The in-form duo of H. S. Prannoy and Lakshya Sen will be at the forefront of India’s medal hunt at the BWF World Championships beginning here on Monday.
All eyes will also be on Satwiksaraj Rankireddy and Chirag Shetty, the country’s best doubles pair at world number 2, as they look to better the colour of the bronze that they claimed in the last edition.
India has won 13 medals, including one gold, four silvers and 8 bronze medals since 1977 when the tournament first started before turning into a biennial event from 1983 to 2005. It has been an annual event, with the exception of the Olympic year, ever since.
While the legendary Prakash Padukone was the first Indian to win a medal -- a bronze -- at the World Championships in 1983, the country’s shuttlers, led by PV Sindhu, have managed to win at least one medal since 2011.
Sindhu, the 2019 champion, is the most successful Indian with five medals but she has not been able to reach the podium since the Basel edition and has looked a pale shadow of her former self this season.
Kidambi Srikanth and Lakshya Sen, however, swelled India’s medal tally with silver and bronze in the 2021 edition, while Satwik and Chirag secured a bronze in 2022.
One player who has been lurking around the podium in the last editions is Prannoy, who finished at the quarterfinal stage in both 2021 and 2022 and would favourite this time, given his consistent run in the last 12 months.
With a Malaysia Masters win and a final finish at the Australian Open, Prannoy is looking in good shape to tick another box when he begins his campaign against Finland’s Kalle Koljonen, ranked 56th in the world.
The ninth-seeded Indian is likely to face the tricky Chico Aura Dwi Wardoyo of Indonesia next.
Sen too will look to hang around for the weekend as he opens against world No. 110 Georges Julien Paul of Mauritius and is expected to meet Korea’s Jeon Hyeok Jin next.

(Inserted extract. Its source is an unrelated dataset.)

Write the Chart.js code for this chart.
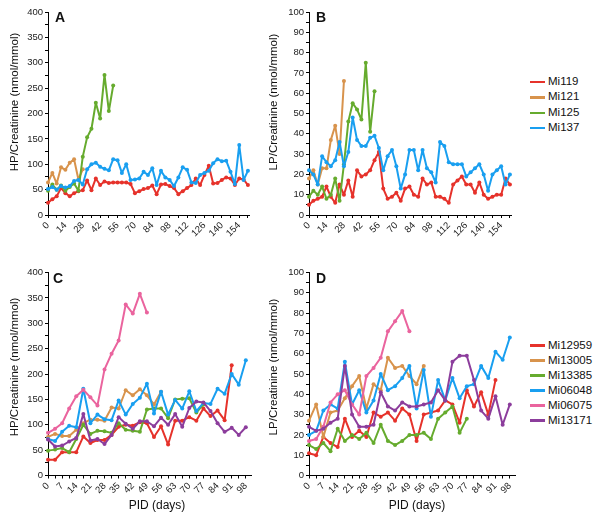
<!DOCTYPE html>
<html>
<head>
<meta charset="utf-8">
<script src="https://cdn.jsdelivr.net/npm/chart.js@4.4.0/dist/chart.umd.min.js"></script>
<style>
  body { margin: 0; background: #fff; width: 600px; height: 519px; position: relative; overflow: hidden;
         font-family: "Liberation Sans", Arial, sans-serif; color: #111; }
  canvas { position: absolute; }
  .ytitle { position: absolute; font-size: 11.5px; white-space: nowrap; transform: translate(-50%, -50%) rotate(-90deg); }
  .xtitle { position: absolute; font-size: 12px; white-space: nowrap; transform: translate(-50%, -50%); }
  .letter { position: absolute; font-size: 14px; font-weight: bold; }
  .leg { position: absolute; left: 530px; font-size: 11.5px; height: 14px; line-height: 14px; white-space: nowrap; transform: translateY(-50%); }
  .leg span { display: inline-block; width: 15px; height: 2.5px; vertical-align: middle; margin-right: 3px; }
</style>
</head>
<body>
<canvas id="chartA" width="258" height="245" style="left:0;top:0"></canvas>
<canvas id="chartB" width="261" height="245" style="left:259px;top:0"></canvas>
<canvas id="chartC" width="256" height="250" style="left:0;top:255px"></canvas>
<canvas id="chartD" width="261" height="250" style="left:259px;top:255px"></canvas>

<div class="letter" style="left:55px;top:9px">A</div>
<div class="letter" style="left:316px;top:9px">B</div>
<div class="letter" style="left:53px;top:270px">C</div>
<div class="letter" style="left:316px;top:270px">D</div>

<div class="ytitle" style="left:14px;top:102px">HP/Creatinine (nmol/mmol)</div>
<div class="ytitle" style="left:273px;top:102px">LP/Creatinine (nmol/mmol)</div>
<div class="ytitle" style="left:14px;top:367px">HP/Creatinine (nmol/mmol)</div>
<div class="ytitle" style="left:273px;top:367px">LP/Creatinine (nmol/mmol)</div>
<div class="xtitle" style="left:157px;top:505px">PID (days)</div>
<div class="xtitle" style="left:417px;top:505px">PID (days)</div>

<div id="legendAB"></div>
<div id="legendCD"></div>

<script>
// sampling days (twice a week)
const daysAB = [0, 3.5, 7, 10.5, 14, 17.5, 21, 24.5, 28, 31.5, 35, 38.5, 42, 45.5, 49, 52.5, 56, 59.5, 63, 66.5,
  70, 73.5, 77, 80.5, 84, 87.5, 91, 94.5, 98, 101.5, 105, 108.5, 112, 115.5, 119, 122.5, 126, 129.5, 133, 136.5,
  140, 143.5, 147, 150.5, 154, 157.5, 161];
const daysCD = [0, 3.5, 7, 10.5, 14, 17.5, 21, 24.5, 28, 31.5, 35, 38.5, 42, 45.5, 49, 52.5, 56, 59.5, 63, 66.5,
  70, 73.5, 77, 80.5, 84, 87.5, 91, 94.5, 98];

const namesAB = ['Mi119', 'Mi121', 'Mi125', 'Mi137'];
const namesCD = ['Mi12959', 'Mi13005', 'Mi13385', 'Mi06048', 'Mi06075', 'Mi13171'];
const colorsAB = ['#e6322b', '#d8934c', '#66ab2e', '#199ff0'];
const colorsCD = ['#e6322b', '#d8934c', '#66ab2e', '#199ff0', '#ea649e', '#8c3d9c'];

// A: HP/Creatinine
const hpMi119 = [24, 31, 37, 53, 43, 37, 43, 47, 49, 68, 49, 72, 59, 66, 63, 64, 64, 64, 64, 61, 43, 47, 51, 53, 58,
  41, 60, 61, 57, 53, 41, 47, 53, 59, 72, 59, 79, 97, 62, 63, 69, 74, 72, 59, 72, 70, 59];
const hpMi121 = [64, 83, 62, 94, 89, 103, 110, 70, 90];
const hpMi125 = [48, 60, 50, 58, 48, 55, 62, 48, 115, 153, 170, 221, 190, 276, 205, 255];
const hpMi137 = [51, 55, 50, 57, 54, 57, 67, 69, 60, 90, 100, 103, 95, 91, 88, 110, 108, 83, 100, 69, 70, 72, 85, 79,
  92, 59, 87, 74, 69, 57, 74, 94, 89, 64, 63, 79, 83, 87, 102, 110, 106, 107, 85, 61, 138, 69, 87];

// B: LP/Creatinine
const lpMi119 = [5, 7, 8, 9, 14, 9, 6, 15, 10, 17, 9, 22, 19, 20, 22, 27, 31, 13, 8, 9, 11, 7, 13, 14, 10, 9, 18, 15,
  16, 9, 9, 8, 6, 15, 17, 19, 15, 15, 11, 16, 10, 8, 9, 10, 10, 18, 15];
const lpMi121 = [18, 22, 15, 23, 23, 37, 44, 30, 66];
const lpMi125 = [9, 12, 10, 14, 8, 10, 18, 7, 25, 46, 55, 52, 47, 75, 41, 61];
const lpMi137 = [22, 20, 15, 29, 26, 24, 27, 36, 24, 31, 48, 37, 34, 34, 38, 39, 33, 22, 29, 32, 24, 13, 20, 32, 32,
  22, 32, 23, 21, 16, 36, 34, 26, 25, 25, 25, 19, 21, 23, 25, 20, 12, 20, 22, 24, 15, 20];

// C: HP/Creatinine
const hpMi12959 = [31, 31, 46, 46, 46, 77, 64, 70, 70, 80, 96, 100, 98, 105, 103, 76, 97, 61, 108, 108, 115, 108, 132,
  117, 128, 109, 217];
const hpMi13005 = [76, 82, 78, 78, 90, 103, 110, 110, 108, 134, 132, 168, 158, 170, 158, 140, 165];
const hpMi13385 = [49, 51, 54, 46, 72, 100, 82, 88, 87, 84, 103, 90, 88, 86, 130, 132, 132, 113, 150, 151, 152, 124, 140];
const hpMi06048 = [72, 68, 86, 98, 95, 171, 103, 120, 111, 109, 148, 120, 141, 153, 181, 122, 165, 120, 149, 132, 166,
  127, 143, 141, 171, 161, 200, 179, 227];
const hpMi06075 = [84, 92, 103, 132, 156, 169, 154, 138, 209, 240, 266, 337, 319, 358, 321];
const hpMi13171 = [71, 57, 59, 67, 74, 121, 69, 72, 62, 80, 115, 102, 92, 107, 107, 97, 114, 100, 121, 96, 133, 146, 144,
  127, 103, 86, 94, 80, 95];

// D: LP/Creatinine
const lpMi12959 = [11, 10, 19, 16, 14, 28, 19, 22, 19, 31, 29, 31, 27, 33, 30, 17, 30, 31, 32, 37, 35, 26, 42, 34, 41, 30, 47];
const lpMi13005 = [27, 35, 19, 31, 32, 38, 44, 49, 33, 45, 42, 58, 53, 54, 49, 45, 54];
const lpMi13385 = [15, 13, 16, 12, 23, 17, 20, 18, 21, 16, 25, 17, 15, 17, 20, 20, 21, 18, 28, 31, 34, 21, 28];
const lpMi06048 = [20, 22, 32, 35, 33, 56, 35, 42, 31, 37, 50, 42, 44, 48, 54, 33, 52, 29, 47, 37, 48, 38, 44, 45, 54,
  48, 61, 57, 68];
const lpMi06075 = [17, 18, 24, 36, 40, 42, 35, 30, 49, 53, 58, 71, 76, 81, 71];
const lpMi13171 = [24, 22, 23, 26, 28, 54, 30, 24, 24, 25, 41, 34, 32, 36, 34, 34, 35, 36, 42, 37, 56, 59, 59, 47, 32,
  28, 39, 25, 35];

// tick labels
const hpTicks = [0, 50, 100, 150, 200, 250, 300, 350, 400];
const lpTicks = [0, 10, 20, 30, 40, 50, 60, 70, 80, 90, 100];
const dayTicksAB = [0, 14, 28, 42, 56, 70, 84, 98, 112, 126, 140, 154];
const dayTicksCD = [0, 7, 14, 21, 28, 35, 42, 49, 56, 63, 70, 77, 84, 91, 98];

Chart.defaults.font.family = '"Liberation Sans", Arial, sans-serif';
Chart.defaults.font.size = 9.5;
Chart.defaults.color = '#222';

// labelled ticks plus unlabelled ones half way between
function withMinor(labels, max) {
  const out = [];
  const half = (labels[1] - labels[0]) / 2;
  labels.forEach(v => { out.push(v); if (v + half <= max) out.push(v + half); });
  return out;
}

function axis(labels, max, isX, size) {
  const all = withMinor(labels, max);
  return {
    type: 'linear', min: 0, max: max,
    border: { display: true, color: '#000', width: 1 },
    grid: { display: true, drawOnChartArea: false, drawTicks: true, tickLength: 3, color: '#000' },
    ticks: {
      autoSkip: false, padding: 2,
      minRotation: isX ? 45 : 0, maxRotation: isX ? 45 : 0,
      callback: v => labels.includes(v) ? String(v) : ''
    },
    afterBuildTicks: ax => { ax.ticks = all.map(v => ({ value: v })); },
    afterFit: ax => { if (isX) ax.height = size; else ax.width = size; }
  };
}

function drawPanel(id, days, seriesList, colors, yLabels, yMax, xLabels, xMax, yWidth, xHeight, padTop) {
  const datasets = seriesList.map((vals, i) => ({
    data: vals.map((v, k) => ({ x: days[k], y: v })),
    borderColor: colors[i],
    backgroundColor: colors[i],
    borderWidth: 2,
    borderJoinStyle: 'round',
    borderCapStyle: 'round',
    pointRadius: 2,
    pointBorderWidth: 0,
    tension: 0,
    clip: false,
    order: seriesList.length - i
  }));
  new Chart(document.getElementById(id), {
    type: 'line',
    data: { datasets },
    options: {
      responsive: false,
      animation: false,
      layout: { padding: { top: padTop, right: 3, left: 0, bottom: 0 } },
      plugins: { legend: { display: false }, tooltip: { enabled: false } },
      scales: {
        x: axis(xLabels, xMax, true, xHeight),
        y: axis(yLabels, yMax, false, yWidth)
      }
    }
  });
}

drawPanel('chartA', daysAB, [hpMi119, hpMi121, hpMi125, hpMi137], colorsAB, hpTicks, 400, dayTicksAB, 162, 48, 30, 12);
drawPanel('chartB', daysAB, [lpMi119, lpMi121, lpMi125, lpMi137], colorsAB, lpTicks, 100, dayTicksAB, 162, 50, 30, 12);
drawPanel('chartC', daysCD, [hpMi12959, hpMi13005, hpMi13385, hpMi06048, hpMi06075, hpMi13171], colorsCD,
  hpTicks, 400, dayTicksCD, 101, 48, 29.5, 17.5);
drawPanel('chartD', daysCD, [lpMi12959, lpMi13005, lpMi13385, lpMi06048, lpMi06075, lpMi13171], colorsCD,
  lpTicks, 100, dayTicksCD, 101, 50, 29.5, 17.5);

// legends
function legend(id, names, colors, firstY, gap) {
  const box = document.getElementById(id);
  names.forEach((n, i) => {
    const d = document.createElement('div');
    d.className = 'leg';
    d.style.top = (firstY + i * gap) + 'px';
    d.innerHTML = '<span style="background:' + colors[i] + '"></span>' + n;
    box.appendChild(d);
  });
}
legend('legendAB', namesAB, colorsAB, 81, 15.4);
legend('legendCD', namesCD, colorsCD, 344.5, 15);
</script>
</body>
</html>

A favourable result is likely to pit him against third seed Kunlavut Vitidsarn in round 3.
Srikanth has been erratic this season with his game imploding at crucial junctures and he would look to turn it around quickly in the pre-Olympic season with Paris qualification on the line.
The 30-year-old from Guntur will square off against a tougher opponent in Japan’s world number 15 Kenta Nishimoto. A 6-3 head-to-head record over the Japanese player, however, will give the Indian enough confidence as he begins his campaign here.
Indonesia’s world number 2 Anthony Ginting’s withdrawal has opened up the draw for Srikanth and the world number 20 Indian is expected to reach the quarterfinals at least if he manages to play to his potential.
Sindhu, silver medallist in 2017 and 2018 and bronze medal winner in 2013 and 2014, has been handed a bye and will play the winner of the match between Japan’s Nozomi Okuhara and Vietnam’s Thuy Linh Nguyen.
However, the shoulders that will carry the load of expectations most are of Satwik and Chirag, given their sensational show with a title-winning run at the Indonesia Open, Asia Championships, Swiss Open and Korea Open in 2023.
The second seeds, who have received a bye in the first round, are expected to go deep in the draw if one goes by their dominating run this season.
Treesa Jolly and Gayatri Gopichand, the two-time semifinalists at the All-England championships, also have got a bye.
Among other Indians, Ashwini Bhat K/Shikha Gautam, Rohan Kapoor/N Sikki Reddy and Venkat Prasad/Juhi Dewangan are also in the fray.
It is the fifth time Copenhagen will stage the championships, the most among all hosts. The Danish capital previously hosted the event in 1983, 1991, 1999 and 2014.
The Royal Arena, which opened in February 2017, is a big arena and players are likely to get into a physical battle in slow conditions.